* _Instructions for the task_: Return, without pictures, the lines from the start of the data through the one that contains "62.1, 61.9, 62.4, 62.4, 62.4, 61.85, 62.05, 62.35, 62.45, 62.45]".

Items from a dataset:
--- START ---
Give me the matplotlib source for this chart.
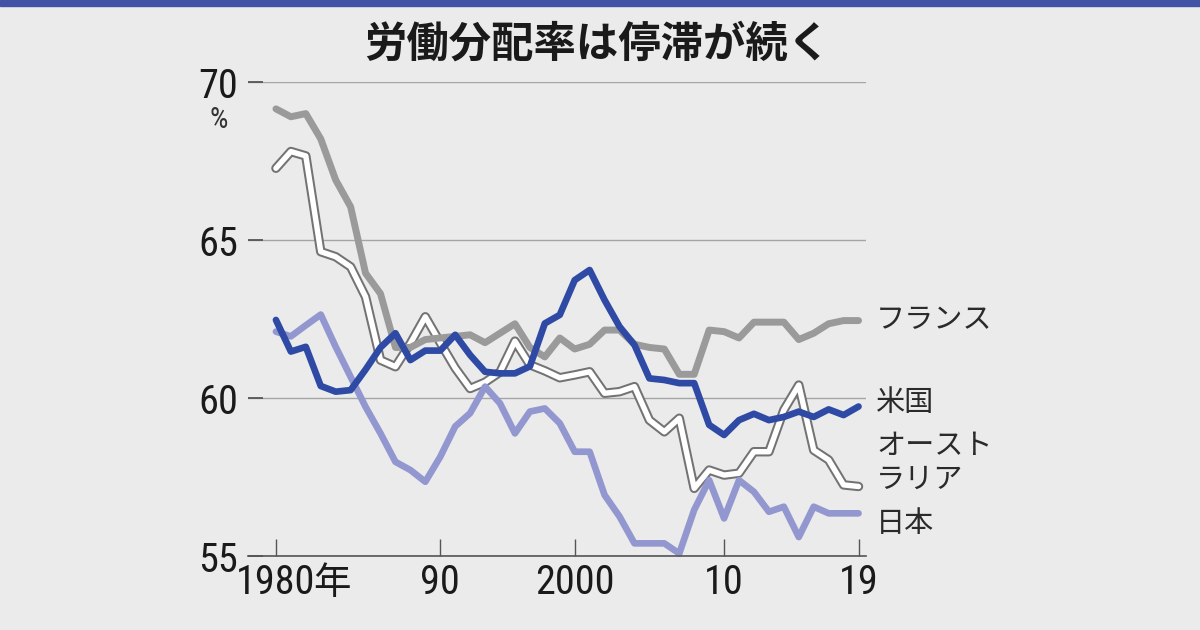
import matplotlib
matplotlib.use("Agg")
import matplotlib.pyplot as plt
from matplotlib import font_manager
from matplotlib.patches import Rectangle

years = list(range(1980, 2020))

france = [69.15, 68.9, 69.0, 68.2, 66.9, 66.05, 63.95, 63.3, 61.6, 61.6,
          61.85, 61.9, 61.95, 62.0, 61.75, 62.05, 62.35, 61.6, 61.3, 61.9,
          61.55, 61.7, 62.15, 62.15, 61.7, 61.6, 61.55, 60.75, 60.75, 62.15,
          62.1, 61.9, 62.4, 62.4, 62.4, 61.85, 62.05, 62.35, 62.45, 62.45]

usa = [62.47, 61.47, 61.62, 60.38, 60.2, 60.25, 60.9, 61.6, 62.05, 61.2,
       61.5, 61.5, 62.0, 61.36, 60.83, 60.78, 60.78, 61.0, 62.36, 62.63,
       63.73, 64.05, 63.1, 62.26, 61.68, 60.62, 60.57, 60.47, 60.47, 59.15,
       58.83, 59.3, 59.5, 59.3, 59.4, 59.57, 59.4, 59.64, 59.46, 59.73]

australia = [67.27, 67.8, 67.66, 64.63, 64.47, 64.15, 63.2, 61.2, 60.99, 61.73,
             62.57, 61.75, 60.95, 60.3, 60.5, 60.82, 61.8, 61.05, 60.86, 60.64,
             60.73, 60.83, 60.15, 60.2, 60.36, 59.3, 58.93, 59.36, 57.14, 57.72,
             57.56, 57.62, 58.3, 58.3, 59.62, 60.41, 58.35, 58.04, 57.25, 57.2]

japan = [62.1, 61.95, 62.3, 62.64, 61.62, 60.67, 59.72, 58.88, 57.98, 57.72,
         57.35, 58.14, 59.1, 59.52, 60.36, 59.83, 58.88, 59.57, 59.67, 59.2,
         58.3, 58.3, 56.93, 56.25, 55.4, 55.4, 55.4, 55.08, 56.46, 57.4,
         56.19, 57.4, 57.03, 56.4, 56.56, 55.6, 56.56, 56.35, 56.35, 56.35]

y_ticks = [55, 60, 65, 70]
x_tick_pos = [1980, 1991, 2000, 2010, 2019]
x_tick_labels = ["1980", "90", "2000", "10", "19"]

title = "労働分配率は停滞が続く"

# pick a narrow sans for the digits if one is there
installed = {f.name for f in font_manager.fontManager.ttflist}
num_font = "DejaVu Sans"
for cand in ["Liberation Sans Narrow", "Roboto Condensed", "Open Sans", "Noto Sans"]:
    if cand in installed:
        num_font = cand
        break
jp_font = "Noto Sans CJK JP"
plt.rcParams["font.family"] = [num_font, jp_font, "DejaVu Sans"]

bg = "#ebebeb"
fig = plt.figure(figsize=(12, 6.3), dpi=100, facecolor=bg)
ax = fig.add_axes([248 / 1200, 1 - 556 / 630, 618 / 1200, 474 / 630])
ax.set_facecolor(bg)

# blue band at the very top
fig.patches.append(Rectangle((0, 1 - 6 / 630), 1, 6 / 630, transform=fig.transFigure,
                             color="#4253a6", zorder=0))

for y in y_ticks:
    ax.axhline(y, color="#a5a5a5", lw=1.0, zorder=1)

kw = dict(solid_capstyle="round", solid_joinstyle="round", clip_on=False)
# australia: white line with a gray rim
ax.plot(years, australia, color="#737373", lw=6.8, zorder=2, **kw)
ax.plot(years, australia, color="white", lw=3.9, zorder=2.1, **kw)
ax.plot(years, france, color="#9a9a9a", lw=5.0, zorder=3, **kw)
ax.plot(years, japan, color="#9397d0", lw=4.8, zorder=4, **kw)
ax.plot(years, usa, color="#2f4aa4", lw=4.8, zorder=5, **kw)

ax.set_xlim(1978.13, 2019.5)
ax.set_ylim(55, 70)

for s in ["top", "right", "left"]:
    ax.spines[s].set_visible(False)
ax.spines["bottom"].set_color("#555555")
ax.spines["bottom"].set_linewidth(1.2)
ax.spines["bottom"].set_zorder(6)

ax.set_yticks(y_ticks)
ax.set_yticklabels([str(v) for v in y_ticks])
ax.tick_params(axis="y", direction="in", length=11, width=1.3, color="#555555",
               pad=7, labelsize=29, labelcolor="#1a1a1a")
ax.set_xticks(x_tick_pos)
ax.set_xticklabels(x_tick_labels)
ax.tick_params(axis="x", direction="in", length=12, width=1.0, color="#555555",
               pad=5, labelsize=29, labelcolor="#1a1a1a")

# 年 after 1980
ax.annotate("年", xy=(1980, 0), xycoords=("data", "axes fraction"),
            xytext=(37, -8), textcoords="offset pixels", ha="left", va="top",
            fontsize=27, color="#1a1a1a", family=[jp_font])

fig.text(219 / 1200, 1 - 120 / 630, "%", ha="center", va="center",
         fontsize=21, color="#333333")

fig.text(597 / 1200, 1 - 45 / 630, title, ha="center", va="center",
         fontsize=30.5, fontweight="bold", color="#1a1a1a", family=[jp_font])

lab = dict(ha="left", va="center", fontsize=21, color="#2a2a2a", family=[jp_font])
fig.text(876 / 1200, 1 - 320 / 630, "フランス", **lab)
fig.text(876 / 1200, 1 - 403 / 630, "米国", **lab)
fig.text(876 / 1200, 1 - 446 / 630, "オースト", **lab)
fig.text(876 / 1200, 1 - 480 / 630, "ラリア", **lab)
fig.text(876 / 1200, 1 - 524 / 630, "日本", **lab)

fig.savefig("out.png", dpi=100, facecolor=bg)
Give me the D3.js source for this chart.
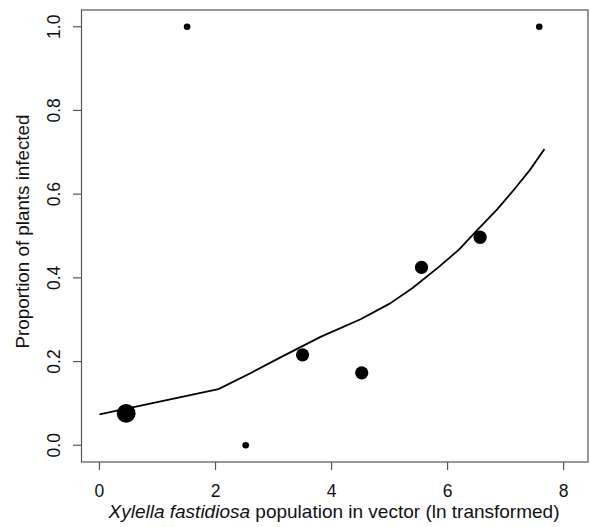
<!DOCTYPE html>
<html>
<head>
<meta charset="utf-8">
<script src="https://cdn.jsdelivr.net/npm/d3@7/dist/d3.min.js"></script>
<style>
  body { margin: 0; background: #fff; }
  text { font-family: "Liberation Sans", Arial, Helvetica, sans-serif; fill: #111; }
</style>
</head>
<body>
<svg id="chart" width="590" height="527"></svg>
<script>
// observed proportions per population class
const popX = [0.46, 1.51, 2.52, 3.5, 4.52, 5.55, 6.56, 7.58];
const propInfected = [0.076, 1.0, 0.0, 0.216, 0.173, 0.425, 0.497, 1.0];
const weight = [8, 1, 1, 4, 4, 4, 4, 1];

// fitted curve
const fitX = [0, 2.05, 2.6, 3.12, 3.81, 4.5, 5.01, 5.39, 5.84, 6.2, 6.51, 6.85, 7.14, 7.42, 7.67];
const fitY = [0.074, 0.134, 0.172, 0.21, 0.259, 0.301, 0.339, 0.375, 0.425, 0.468, 0.514, 0.563, 0.61, 0.658, 0.708];

const xTicks = [0, 2, 4, 6, 8];
const yTicks = [0, 0.2, 0.4, 0.6, 0.8, 1.0];

const box = { left: 81.5, right: 588, top: 10, bottom: 462 };

const svg = d3.select("#chart");

const x = d3.scaleLinear().domain([-0.31, 8.42]).range([box.left, box.right]);
const y = d3.scaleLinear().domain([-0.04, 1.04]).range([box.bottom, box.top]);
const r = d3.scaleSqrt().domain([0, 8]).range([0, 9.4]);

// frame
svg.append("rect")
  .attr("x", box.left).attr("y", box.top)
  .attr("width", box.right - box.left).attr("height", box.bottom - box.top)
  .attr("fill", "none").attr("stroke", "#555").attr("stroke-width", 1.2);

// x axis ticks
const xg = svg.append("g");
xg.selectAll("line").data(xTicks).join("line")
  .attr("x1", d => x(d)).attr("x2", d => x(d))
  .attr("y1", box.bottom).attr("y2", box.bottom + 8)
  .attr("stroke", "#555").attr("stroke-width", 1.2);
xg.selectAll("text").data(xTicks).join("text")
  .attr("x", d => x(d)).attr("y", 497)
  .attr("text-anchor", "middle")
  .style("font-size", "17.5px")
  .text(d => d);

// y axis ticks
const yg = svg.append("g");
yg.selectAll("line").data(yTicks).join("line")
  .attr("x1", box.left - 8.5).attr("x2", box.left)
  .attr("y1", d => y(d)).attr("y2", d => y(d))
  .attr("stroke", "#555").attr("stroke-width", 1.2);
yg.selectAll("text").data(yTicks).join("text")
  .attr("transform", d => `translate(60, ${y(d)}) rotate(-90)`)
  .attr("text-anchor", "middle")
  .style("font-size", "17.5px")
  .text(d => d3.format(".1f")(d));

// axis labels
const xl = svg.append("text")
  .attr("x", 334)
  .attr("y", 518)
  .attr("text-anchor", "middle")
  .style("font-size", "19px");
xl.append("tspan").style("font-style", "italic").text("Xylella fastidiosa");
xl.append("tspan").text(" population in vector (ln transformed)");

svg.append("text")
  .attr("transform", `translate(28.5, 231.5) rotate(-90)`)
  .attr("text-anchor", "middle")
  .style("font-size", "18.8px")
  .text("Proportion of plants infected");

// fitted line
const line = d3.line().x(d => x(d[0])).y(d => y(d[1]));
svg.append("path")
  .datum(d3.zip(fitX, fitY))
  .attr("d", line)
  .attr("fill", "none")
  .attr("stroke", "#000")
  .attr("stroke-width", 1.8)
  .attr("stroke-linejoin", "round");

// points
svg.selectAll("circle.pt")
  .data(d3.range(popX.length))
  .join("circle")
  .attr("class", "pt")
  .attr("cx", i => x(popX[i]))
  .attr("cy", i => y(propInfected[i]))
  .attr("r", i => r(weight[i]))
  .attr("fill", "#000");
</script>
</body>
</html>
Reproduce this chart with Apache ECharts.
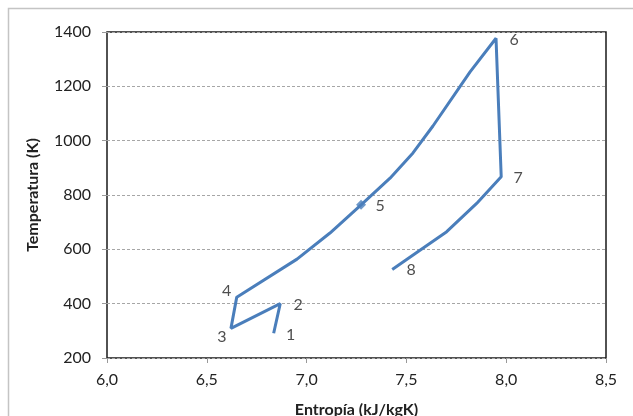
--- END ---
* _Task output_:
Give me the matplotlib source for this chart.
import matplotlib
matplotlib.use("Agg")
import matplotlib.pyplot as plt
from matplotlib import font_manager
from matplotlib.patches import Rectangle

years = list(range(1980, 2020))

france = [69.15, 68.9, 69.0, 68.2, 66.9, 66.05, 63.95, 63.3, 61.6, 61.6,
          61.85, 61.9, 61.95, 62.0, 61.75, 62.05, 62.35, 61.6, 61.3, 61.9,
          61.55, 61.7, 62.15, 62.15, 61.7, 61.6, 61.55, 60.75, 60.75, 62.15,
          62.1, 61.9, 62.4, 62.4, 62.4, 61.85, 62.05, 62.35, 62.45, 62.45]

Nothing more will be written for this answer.